If you need to learn CUDA but don't have experience with parallel computing, CUDA A Developer's Introduction offers a detailed guide to CUDA with a grounding in parallel fundamentals. It starts by introducing CUDA and bringing you up to speed on GPU parallelism and hardware, then delving into CUDA installation. Chapters on core concepts including threads, blocks, grids, and memory focus on both parallel and CUDA-specific issues. Later, the book demonstrates CUDA in practice for optimizing applications, adjusting to new hardware, and solving common problems.
A guide for developing and optimizing programs for NVidia GPUs.
This book goes into great depth about how GPUs work, how to write efficient GPU-accelerated software, and a wealth of tips and tricks for getting the job done. It's pretty heavy on theory, explanations, and low-level details, but also has plenty of code examples to draw from. There are whole chapters that go into depth on key concepts and technologies, but also a step-by-step optimization guide in chapter 9 that pulls all those ideas together in a practical context.
This book is over 550 pages long, but it doesn't need to be. Many ideas are explained repeatedly. This is helpful if you're having a hard time understanding, or want to jump around a lot, but can otherwise be a little tedious. There are also a lot of numbers, data tables, charts, and screenshots that don't add a lot of value, in my opinion. Often these data compare performance of some code across all of the author's test devices, but don't say a lot about the performance characteristics code itself or what you might expect for your project / hardware. This is particularly frustrating because this book was written in 2012, and covers outdated hardware extensively. For instance, it talks a lot about the differences between CC1 and CC2 devices, when the latest GPUs support CC9.

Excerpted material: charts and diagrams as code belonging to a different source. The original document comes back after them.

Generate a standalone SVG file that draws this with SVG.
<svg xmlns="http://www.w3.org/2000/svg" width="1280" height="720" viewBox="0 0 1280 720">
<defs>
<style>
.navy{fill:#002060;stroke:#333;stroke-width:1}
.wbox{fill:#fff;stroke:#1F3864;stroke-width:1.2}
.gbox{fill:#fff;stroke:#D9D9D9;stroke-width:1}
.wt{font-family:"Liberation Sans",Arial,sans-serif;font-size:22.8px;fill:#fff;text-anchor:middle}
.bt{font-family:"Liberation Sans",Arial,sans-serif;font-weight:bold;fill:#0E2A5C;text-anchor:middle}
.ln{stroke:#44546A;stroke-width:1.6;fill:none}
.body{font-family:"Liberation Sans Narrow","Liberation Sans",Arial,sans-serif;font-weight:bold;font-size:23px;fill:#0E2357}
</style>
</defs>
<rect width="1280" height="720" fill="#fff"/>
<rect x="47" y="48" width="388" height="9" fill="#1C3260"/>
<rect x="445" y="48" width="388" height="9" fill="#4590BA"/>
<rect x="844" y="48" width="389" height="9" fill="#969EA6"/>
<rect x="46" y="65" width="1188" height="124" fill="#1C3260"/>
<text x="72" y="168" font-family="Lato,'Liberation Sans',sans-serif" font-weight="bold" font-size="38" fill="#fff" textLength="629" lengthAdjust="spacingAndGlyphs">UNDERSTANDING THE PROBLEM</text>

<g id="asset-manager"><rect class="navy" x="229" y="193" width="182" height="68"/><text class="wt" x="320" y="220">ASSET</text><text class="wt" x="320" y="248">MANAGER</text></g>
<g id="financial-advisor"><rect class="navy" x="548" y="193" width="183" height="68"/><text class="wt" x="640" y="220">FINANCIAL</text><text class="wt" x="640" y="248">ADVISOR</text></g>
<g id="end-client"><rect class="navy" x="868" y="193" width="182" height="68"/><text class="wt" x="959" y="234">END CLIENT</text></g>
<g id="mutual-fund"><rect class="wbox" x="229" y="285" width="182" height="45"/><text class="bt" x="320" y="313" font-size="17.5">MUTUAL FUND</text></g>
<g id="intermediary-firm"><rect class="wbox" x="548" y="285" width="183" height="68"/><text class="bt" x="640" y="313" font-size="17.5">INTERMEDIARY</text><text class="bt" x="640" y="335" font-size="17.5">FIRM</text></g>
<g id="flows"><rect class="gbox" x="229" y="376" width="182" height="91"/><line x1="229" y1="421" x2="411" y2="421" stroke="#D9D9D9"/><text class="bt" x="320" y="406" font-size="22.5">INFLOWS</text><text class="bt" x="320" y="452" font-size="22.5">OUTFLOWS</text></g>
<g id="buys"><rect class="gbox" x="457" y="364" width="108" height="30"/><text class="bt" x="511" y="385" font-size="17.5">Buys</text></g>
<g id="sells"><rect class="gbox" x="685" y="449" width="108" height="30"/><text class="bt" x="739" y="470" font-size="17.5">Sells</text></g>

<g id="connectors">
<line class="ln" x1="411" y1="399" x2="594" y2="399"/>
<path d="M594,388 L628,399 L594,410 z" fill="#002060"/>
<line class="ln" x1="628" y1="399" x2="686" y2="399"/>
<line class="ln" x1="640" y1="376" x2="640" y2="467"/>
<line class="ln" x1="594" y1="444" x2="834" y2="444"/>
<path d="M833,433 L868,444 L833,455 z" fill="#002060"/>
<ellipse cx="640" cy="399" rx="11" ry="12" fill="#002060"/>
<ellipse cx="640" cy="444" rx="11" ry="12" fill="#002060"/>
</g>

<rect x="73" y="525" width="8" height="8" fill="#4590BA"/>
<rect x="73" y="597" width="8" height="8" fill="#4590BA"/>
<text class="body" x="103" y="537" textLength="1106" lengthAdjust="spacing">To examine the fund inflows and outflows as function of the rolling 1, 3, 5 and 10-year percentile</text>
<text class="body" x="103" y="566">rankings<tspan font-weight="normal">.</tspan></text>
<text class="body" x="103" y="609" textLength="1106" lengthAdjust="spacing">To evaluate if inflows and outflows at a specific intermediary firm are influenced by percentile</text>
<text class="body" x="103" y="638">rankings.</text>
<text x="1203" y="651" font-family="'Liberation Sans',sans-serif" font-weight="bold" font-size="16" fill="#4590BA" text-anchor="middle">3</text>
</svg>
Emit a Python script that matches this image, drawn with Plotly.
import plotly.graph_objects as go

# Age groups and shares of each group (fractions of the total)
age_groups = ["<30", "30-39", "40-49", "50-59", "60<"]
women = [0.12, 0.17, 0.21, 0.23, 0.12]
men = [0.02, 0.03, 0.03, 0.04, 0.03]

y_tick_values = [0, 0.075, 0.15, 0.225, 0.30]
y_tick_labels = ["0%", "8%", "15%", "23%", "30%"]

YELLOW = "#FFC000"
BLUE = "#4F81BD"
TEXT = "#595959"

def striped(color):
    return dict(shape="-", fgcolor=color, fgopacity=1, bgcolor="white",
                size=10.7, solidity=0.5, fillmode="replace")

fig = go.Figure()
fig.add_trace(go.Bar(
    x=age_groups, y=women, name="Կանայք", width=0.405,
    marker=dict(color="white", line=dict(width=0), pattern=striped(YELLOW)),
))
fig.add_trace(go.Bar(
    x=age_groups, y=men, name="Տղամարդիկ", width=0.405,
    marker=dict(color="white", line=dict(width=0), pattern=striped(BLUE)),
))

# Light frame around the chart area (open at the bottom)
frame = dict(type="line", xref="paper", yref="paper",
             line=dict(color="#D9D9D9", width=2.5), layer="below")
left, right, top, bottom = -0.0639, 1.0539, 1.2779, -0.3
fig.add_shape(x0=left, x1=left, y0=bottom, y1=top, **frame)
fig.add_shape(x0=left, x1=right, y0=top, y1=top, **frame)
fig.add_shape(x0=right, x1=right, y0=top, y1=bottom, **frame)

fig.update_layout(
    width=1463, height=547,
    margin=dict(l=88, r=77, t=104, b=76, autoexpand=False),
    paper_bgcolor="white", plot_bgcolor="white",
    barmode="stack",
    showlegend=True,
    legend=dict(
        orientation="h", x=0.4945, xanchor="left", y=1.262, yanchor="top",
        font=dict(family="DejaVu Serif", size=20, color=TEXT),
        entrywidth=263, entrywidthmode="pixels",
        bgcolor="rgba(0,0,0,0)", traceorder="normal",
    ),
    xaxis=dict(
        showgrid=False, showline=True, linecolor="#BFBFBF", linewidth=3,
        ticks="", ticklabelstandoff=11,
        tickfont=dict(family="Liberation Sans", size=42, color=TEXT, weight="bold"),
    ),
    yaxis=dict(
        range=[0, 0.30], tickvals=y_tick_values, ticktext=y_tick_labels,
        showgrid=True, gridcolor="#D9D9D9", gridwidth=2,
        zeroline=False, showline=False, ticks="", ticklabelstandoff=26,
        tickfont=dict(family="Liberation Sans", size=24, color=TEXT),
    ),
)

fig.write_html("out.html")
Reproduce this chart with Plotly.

Despite these shortcomings, I still highly recommend this book. It's loaded with useful information. The author explains complex topics in very precise detail, with helpful metaphors and motivating examples. They have decades of parallel programming, and have filled this book with all sorts of useful insights, tips, and tricks for every circumstance. There's probably more in this book than you'll ever need, but on the flip side, it's got everything. It's worth at least touching on all these ideas so that if / when they come up later, you might remember them and pull out this book to get a refresher on all the details.
It's interesting to compare this book to Programming in Parallel with CUDA: A Practical Guide. That book starts with the assumption that CUDA is easy, encouraging the reader to just start coding, pointing out gotchas and important performance optimizations along the way. In contrast, this book assumes that CUDA is hard. Unless you learn the low-level details, think long and hard about design, and master all the tricks, you'll write bad code and waste much of what the GPU has to offer. Both of these perspectives are true, in a sense, and which is best for you depends on your needs. If you're working on a project and you want to try out making it faster by using GPUs, read Programming in Parallel with CUDA. If you want to become a CUDA expert and squeeze every ounce of power out of your hardware, this book is the better choice.
Anyone reading this book should probably do it with a grain of salt, it has been published in 2012 and some of the implementation details discussed have since become obsolete. Regardless, this is a fantastic book that delves into the paradigm shift a programmer must go through in order to effectively program parallel algorithms instead of serial ones. I highly recommend it.